Democrats in the state House of Representatives have proposed legislation that they say would “strengthen and improve” the state’s Unemployment Insurance Agency (UIA).
The 10-bill package of legislation — which are House Bills 4894-4903, but which had not yet been entered into the state’s online legislative portal — is partially in response to a still-unresolved scandal that resulted in tens of thousands of Michigan residents falsely accused of insurance fraud between 2013 and 2015.
Democratic lawmakers say the legislation is also intended to bolster the state’s standing in terms of unemployment benefits offered and increase the maximum rate people can collect once they’ve been laid off.
Taken together, the bills aim to strengthen unemployment and injury protections and take steps to combat employer fraud.
Among other things, the bills would increase the weekly maximum rate from $362 to $542 and restore the maximum benefit to 26 weeks, up from 20 weeks, according to a statement from House Democrats.

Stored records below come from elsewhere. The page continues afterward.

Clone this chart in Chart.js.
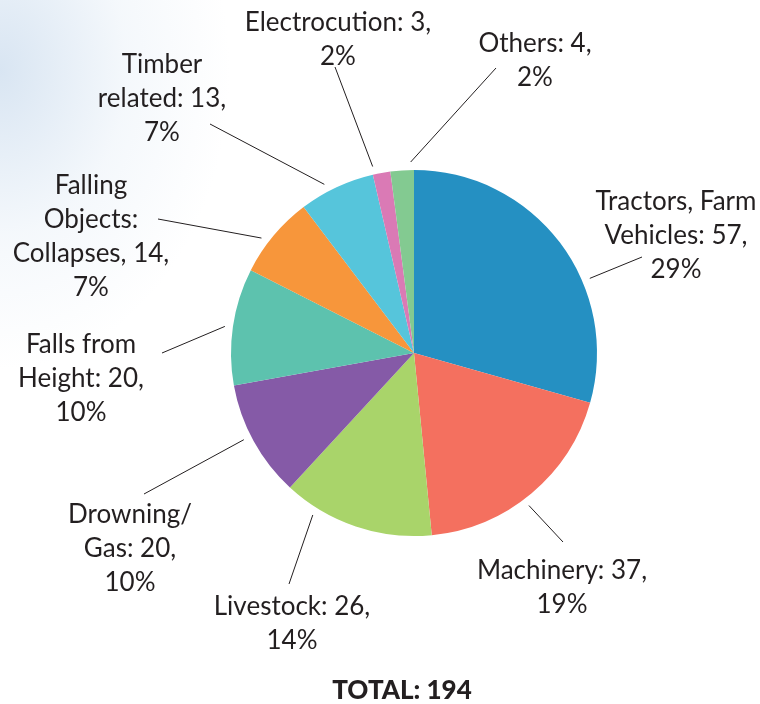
<!DOCTYPE html>
<html>
<head>
<meta charset="utf-8">
<script src="https://cdn.jsdelivr.net/npm/chart.js@4.4.1/dist/chart.umd.min.js"></script>
<style>
  html, body { margin: 0; padding: 0; }
  body {
    width: 760px;
    height: 704px;
    overflow: hidden;
    background:
      radial-gradient(ellipse 230px 300px at 0px 70px, rgba(185,208,232,0.55), rgba(220,232,244,0.3) 55%, rgba(255,255,255,0) 100%),
      #ffffff;
  }
  #wrap { position: relative; width: 760px; height: 704px; }
</style>
</head>
<body>
<div id="wrap"><canvas id="pieChart" width="760" height="704"></canvas></div>
<script>
// slices, clockwise from 12 o'clock
const nameLines = [
  ["Tractors, Farm", "Vehicles"],
  ["Machinery"],
  ["Livestock"],
  ["Drowning/", "Gas"],
  ["Falls from", "Height"],
  ["Falling", "Objects:", "Collapses"],
  ["Timber", "related"],
  ["Electrocution"],
  ["Others"],
];
const nameSeps = [": ", ": ", ": ", ": ", ": ", ", ", ": ", ": ", ": "];
const counts = [57, 37, 26, 20, 20, 14, 13, 3, 4];
const percents = [29, 19, 14, 10, 10, 7, 7, 2, 2];
const sliceColors = [
  "#2590c2", "#f4705f", "#a9d46a", "#855aa7", "#5dc2ae",
  "#f7963b", "#56c5db", "#da7ab5", "#83ca91",
];

// label placement: leader start angle (deg from top, clockwise), leader end, text centre x, first baseline
const labelLayout = [
  { ang: 67, ex: 642, ey: 257, tx: 676, ty: 210 },
  { ang: 143, ex: 563, ey: 542, tx: 562, ty: 579 },
  { ang: 212, ex: 289, ey: 584, tx: 292, ty: 615 },
  { ang: 243, ex: 144, ey: 494, tx: 130, ty: 523 },
  { ang: 278, ex: 162, ey: 353, tx: 81, ty: 353 },
  { ang: 307, ex: 158, ey: 219, tx: 91, ty: 194 },
  { ang: 332, ex: 210, ey: 124, tx: 162, ty: 73 },
  { ang: 347.5, ex: 335, ey: 67, tx: 338, ty: 31 },
  { ang: 359, ex: 496, ey: 68, tx: 535, ty: 52 },
];

const textColor = "#231f20";
const labelFont = "26px Lato";
const lineGap = 34;

const labelPlugin = {
  id: "sliceLabels",
  afterDraw(chart) {
    const ctx = chart.ctx;
    const arc = chart.getDatasetMeta(0).data[0];
    const cx = arc.x, cy = arc.y, r = arc.outerRadius;
    ctx.save();
    ctx.strokeStyle = textColor;
    ctx.lineWidth = 1;
    ctx.fillStyle = textColor;
    ctx.font = labelFont;
    ctx.textAlign = "center";
    ctx.textBaseline = "alphabetic";
    counts.forEach((v, i) => {
      const lay = labelLayout[i];
      const a = (lay.ang * Math.PI) / 180;
      const sx = cx + (r + 8) * Math.sin(a);
      const sy = cy - (r + 8) * Math.cos(a);
      ctx.beginPath();
      ctx.moveTo(sx, sy);
      ctx.lineTo(lay.ex, lay.ey);
      ctx.stroke();
      const lines = nameLines[i].slice();
      lines[lines.length - 1] += nameSeps[i] + v + ",";
      lines.push(percents[i] + "%");
      lines.forEach((t, k) => ctx.fillText(t, lay.tx, lay.ty + k * lineGap));
    });
    // total under the pie
    const total = counts.reduce((s, v) => s + v, 0);
    ctx.font = "900 26px Lato";
    ctx.fillText("TOTAL: " + total, 402, 699);
    ctx.restore();
  },
};

new Chart(document.getElementById("pieChart"), {
  type: "pie",
  data: {
    labels: nameLines.map((l) => l.join(" ")),
    datasets: [
      {
        data: counts,
        backgroundColor: sliceColors,
        borderWidth: 0,
      },
    ],
  },
  options: {
    responsive: false,
    animation: false,
    layout: { padding: { left: 231, right: 163, top: 170, bottom: 168 } },
    plugins: {
      legend: { display: false },
      tooltip: { enabled: false },
    },
  },
  plugins: [labelPlugin],
});
</script>
</body>
</html>
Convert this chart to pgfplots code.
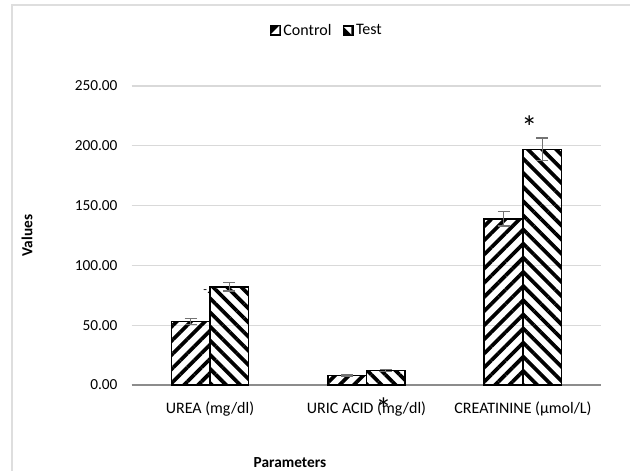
\documentclass[border=0pt]{standalone}
\usepackage{pgfplots}
\pgfplotsset{compat=1.18}
\usepackage{fontspec}
\setmainfont{Carlito}
\usetikzlibrary{patterns.meta}
\begin{document}
\begin{tikzpicture}[x=1pt,y=1pt]
\useasboundingbox (-96,-63.75) rectangle (376.5,288.75);
\begin{scope}
\clip (-96,-63.75) rectangle (376.5,288.75);
\draw[black!13, line width=1.5pt] (-87,-100) rectangle (420,285);
\end{scope}
\begin{axis}[
  at={(2.8pt,0pt)}, anchor=south west,
  scale only axis, width=352.1pt, height=224.25pt,
  ymin=0, ymax=250, ytick={0,50,...,250},
  xmin=-0.5, xmax=2.5, xtick={0,1,2},
  xticklabels={UREA (mg/dl), URIC ACID (mg/dl), CREATININE (µmol/L)},
  ybar=0pt, bar width=29pt,
  ymajorgrids, grid style={black!15, line width=0.9pt},
  axis x line=bottom, axis y line=left,
  x axis line style={black!45, line width=1pt, -},
  y axis line style={draw=none},
  tick style={draw=none},
  font=\fontsize{11.5}{13}\selectfont,
  tick label style={font=\fontsize{11.5}{13}\selectfont},
  /pgf/number format/fixed, /pgf/number format/fixed zerofill, /pgf/number format/precision=2,
  /pgf/number format/assume math mode=true,
  yticklabel style={xshift=-5pt},
  xticklabel style={yshift=-7pt, font=\fontsize{12}{13}\selectfont},
  xlabel={Parameters}, ylabel={Values},
  every axis x label/.style={at={(axis description cs:0.337,-0.261)}, anchor=center, font=\fontsize{11.5}{13}\selectfont\bfseries},
  every axis y label/.style={at={(axis description cs:-0.2231,0.5)}, anchor=center, rotate=90, font=\fontsize{11.5}{13}\selectfont\bfseries},
  legend style={at={(axis description cs:0.416,1)}, anchor=south, yshift=33pt, draw=none, legend columns=2, font=\fontsize{12}{13}\selectfont, /tikz/every even column/.append style={column sep=7pt}, /tikz/every node/.append style={inner sep=1.5pt}},
  clip=false,
]
\addplot[draw=black, line width=1.2pt, pattern={Lines[angle=45, distance=7.5pt, line width=2.8pt]},
  legend image code/.code={\fill[black] (0pt,-3.6pt) rectangle (7.2pt,3.6pt);
     \fill[white] (1.6pt,-2pt) -- (5.6pt,-2pt) -- (5.6pt,2pt) -- cycle;},
  error bars/.cd, y dir=both, y explicit,
  error bar style={black!55, line width=1pt},
  error mark options={rotate=90, black!55, mark size=4.5pt, line width=1pt}]
  coordinates {(0,53) +- (0,2.5) (1,8) +- (0,0.6) (2,139) +- (0,6)};
\addplot[draw=black, line width=1.2pt, pattern={Lines[angle=-45, distance=7.5pt, line width=2.8pt]},
  legend image code/.code={\fill[black] (0pt,-3.6pt) rectangle (7.2pt,3.6pt);
     \fill[white] (1.6pt,2pt) -- (5.2pt,2pt) -- (5.2pt,-1.6pt) -- cycle;},
  error bars/.cd, y dir=both, y explicit,
  error bar style={black!55, line width=1pt},
  error mark options={rotate=90, black!55, mark size=4.5pt, line width=1pt}]
  coordinates {(0,82) +- (0,3.5) (1,12) +- (0,0.8) (2,197) +- (0,9.5)};
\legend{Control, Test}
\node[font=\fontsize{24}{24}\selectfont] at (axis cs:2.04,216) {*};
\node[font=\fontsize{24}{24}\selectfont] at (axis cs:1.11,-20) {*};
\node[font=\fontsize{9}{9}\selectfont] at (axis cs:-0.02,78) {-.};
\end{axis}
\end{tikzpicture}
\end{document}
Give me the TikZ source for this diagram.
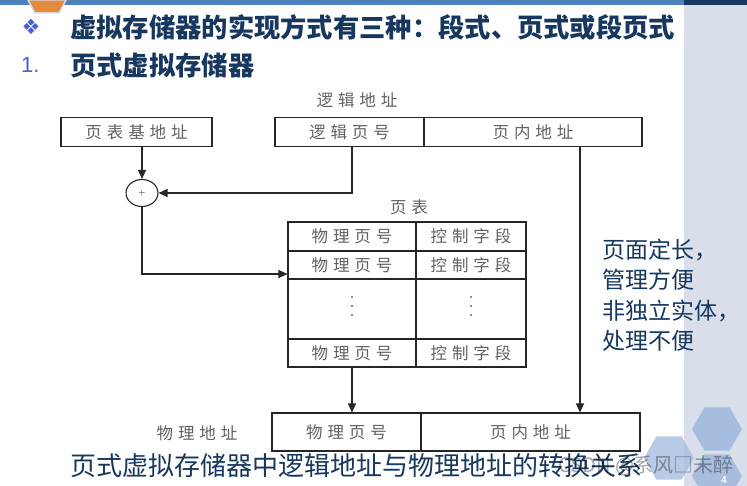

In 2011, GOP former Gov. Rick Snyder signed GOP legislation extending federal benefits during the Great Recession, while cutting the number of weeks of state benefits from 26 to 20.
State Rep. Donna Lasinski (D-Scio Twp.), the author of one of the bills, argues the legislation would bolster the state’s capability to address labor shortages and prevent skilled workers from moving to bordering states offering better benefits.
“And we often hear so much these days about our critical skilled labor shortage,” Lasinski said during a Tuesday morning news conference.
“So when every other state around us offers an unemployment package that is more attractive to people who are looking for work,” Lasinski continued. “People who are engaged in work that is defined by a cyclical nature, how do we expect to retain and keep the talent and fill the shortages, so we have the best carpenters, the best electricians, the best operating engineers.”
Another bill sponsor, state Rep. Terry Sabo (D-Muskegon), argued that with signs of another recession starting to loom, the time to pass the legislation is now.
“So even if it doesn’t happen tomorrow, or next week, or next month, [an economic recession is] going to happen. It always does,” Sabo said. “We’re going to make sure that Michiganders have the financial protections when a financial emergency strikes.”
It’s unclear how the legislation might fare in the broader Legislature, which is controlled by Republicans. A spokesman for the House GOP caucus said leaders had not yet reviewed the pending legislation.
State Rep. Darrin Camilleri (D-Brownstown Twp.), another bill sponsor, said Monday he’s hopeful there’s bipartisan support for the legislative package, noting that past efforts haven’t made it across the finish line.
“We saw a lot of bipartisan work on these bills prior to this Legislature,” Camilleri said during the Tuesday news conference.
“However, what we’re trying to do is go a step further,” he continued. “And we can ensure that we are making these victims whole and making sure that they have the money in their pockets that they lost. We saw some progress before, we’re calling on action to continue that progress and make it even better.”